5. Branded Interaction Design
As the number of digital products and services increases, brands must ensure that the customer experience they’re offering is consistent, uniform and identifiable. Brands are alive, so to speak. Whether it’s a car manufacturer, a fashion label, or a bank, a brand is the sum of all the touchpoints between brand and customer. And as the bandwidth of brand specific design increases, e.g. In new developing virtual environments like metaverse, there is an increasing need for consistency across all products and services.
According to Franziska Beer and Constanze Knospe this means you must focus on what is referred to as brand tonality and brand picture.
This is where Design Systems come into play. Design Systems are collections of reusable building blocks, that ensure consistency and reduce complexity in the design and development process, e.g. charts, tables, forms. Design Systems have been around for a while, but their importance is growing.
The need for consistency does not only imply the visual part of a brand. Language is just as important. You must ensure a consistent tone-of-voice, covering even the smallest parts, for instance the words you put on buttons in an application. For this the discipline of UX Writing offers a systematic approach, with guidelines like corporate language sheets securing brand tonality across different applications.
6. Ethical awareness and sustainability
To the User Experience community in general, ethical awareness and sustainable aspects in Digital Product Design are issues of increasing importance. Not least at IT Sonix.
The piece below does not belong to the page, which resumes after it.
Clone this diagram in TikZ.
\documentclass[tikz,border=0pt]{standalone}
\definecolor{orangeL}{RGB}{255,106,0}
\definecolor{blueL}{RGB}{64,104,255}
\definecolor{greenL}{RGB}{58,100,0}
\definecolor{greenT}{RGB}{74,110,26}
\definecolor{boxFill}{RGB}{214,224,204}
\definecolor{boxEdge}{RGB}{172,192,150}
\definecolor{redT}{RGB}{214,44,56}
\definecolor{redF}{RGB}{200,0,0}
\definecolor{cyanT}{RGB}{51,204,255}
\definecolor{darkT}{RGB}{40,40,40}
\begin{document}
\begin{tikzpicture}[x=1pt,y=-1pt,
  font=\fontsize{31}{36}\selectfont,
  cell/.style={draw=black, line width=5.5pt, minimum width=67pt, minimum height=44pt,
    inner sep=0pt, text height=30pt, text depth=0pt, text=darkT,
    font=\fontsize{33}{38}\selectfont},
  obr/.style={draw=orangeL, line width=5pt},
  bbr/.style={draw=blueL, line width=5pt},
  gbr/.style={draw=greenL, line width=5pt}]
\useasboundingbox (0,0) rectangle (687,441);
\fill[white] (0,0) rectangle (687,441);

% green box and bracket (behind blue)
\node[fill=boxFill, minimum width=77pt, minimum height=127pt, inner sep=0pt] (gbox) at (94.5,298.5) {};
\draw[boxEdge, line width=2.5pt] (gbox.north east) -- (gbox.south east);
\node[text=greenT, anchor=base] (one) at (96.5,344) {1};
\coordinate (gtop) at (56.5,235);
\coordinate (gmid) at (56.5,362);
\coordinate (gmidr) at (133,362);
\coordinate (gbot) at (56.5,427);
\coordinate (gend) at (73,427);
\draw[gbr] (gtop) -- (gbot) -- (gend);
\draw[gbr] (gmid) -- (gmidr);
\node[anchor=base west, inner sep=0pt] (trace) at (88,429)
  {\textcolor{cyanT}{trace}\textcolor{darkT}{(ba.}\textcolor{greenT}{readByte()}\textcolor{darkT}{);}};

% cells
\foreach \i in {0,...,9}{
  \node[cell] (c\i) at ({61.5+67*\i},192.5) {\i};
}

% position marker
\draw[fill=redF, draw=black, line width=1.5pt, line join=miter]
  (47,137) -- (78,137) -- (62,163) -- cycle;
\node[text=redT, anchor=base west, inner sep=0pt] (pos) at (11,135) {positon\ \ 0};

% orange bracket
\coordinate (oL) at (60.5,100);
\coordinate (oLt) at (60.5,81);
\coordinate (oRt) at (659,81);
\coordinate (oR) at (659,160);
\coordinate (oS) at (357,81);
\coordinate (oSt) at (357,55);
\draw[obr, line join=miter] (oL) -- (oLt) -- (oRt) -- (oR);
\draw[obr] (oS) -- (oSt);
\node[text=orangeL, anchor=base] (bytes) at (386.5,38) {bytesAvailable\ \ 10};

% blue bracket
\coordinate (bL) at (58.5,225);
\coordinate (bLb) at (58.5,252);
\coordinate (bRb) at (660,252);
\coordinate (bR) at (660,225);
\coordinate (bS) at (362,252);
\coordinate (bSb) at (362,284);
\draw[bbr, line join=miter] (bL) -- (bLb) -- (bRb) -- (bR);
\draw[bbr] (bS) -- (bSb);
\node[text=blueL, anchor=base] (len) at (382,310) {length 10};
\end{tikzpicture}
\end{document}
– We believe we have a responsibility to find sustainable solutions to the societal challenges we’re facing, says Constanze Knospe.
– And we have an ambition that our projects and initiatives should contribute to the UN sustainability goals. This includes a focus on inclusive design and gender equality. As employers we make sure that we’re not involved in projects that are questionable from an ethical standpoint.
However, as Franziska Beer explains, she and her colleagues from time to time find themselves caught in dilemmas. For instance, data analysis may suggest carsharing providers to avoid parking their vehicles in certain areas due to higher vandalism and crime rates. Consequently, people living in that area won´t benefit the same way from the carsharing offering.
This example leads to ethical considerations: So, instead of spreading share economy for efficiency and sustainability reasons to everyone, we somehow strengthen prejudices and isolation regarding social hotspots.
To tackle issues like these, a number of IT Sonix employees have established a sustainability guild, to promote sustainability awareness and to take practical steps to reach sustainability and climate goals. Also, the company has appointed two sustainability managers to lead the company’s efforts in this field.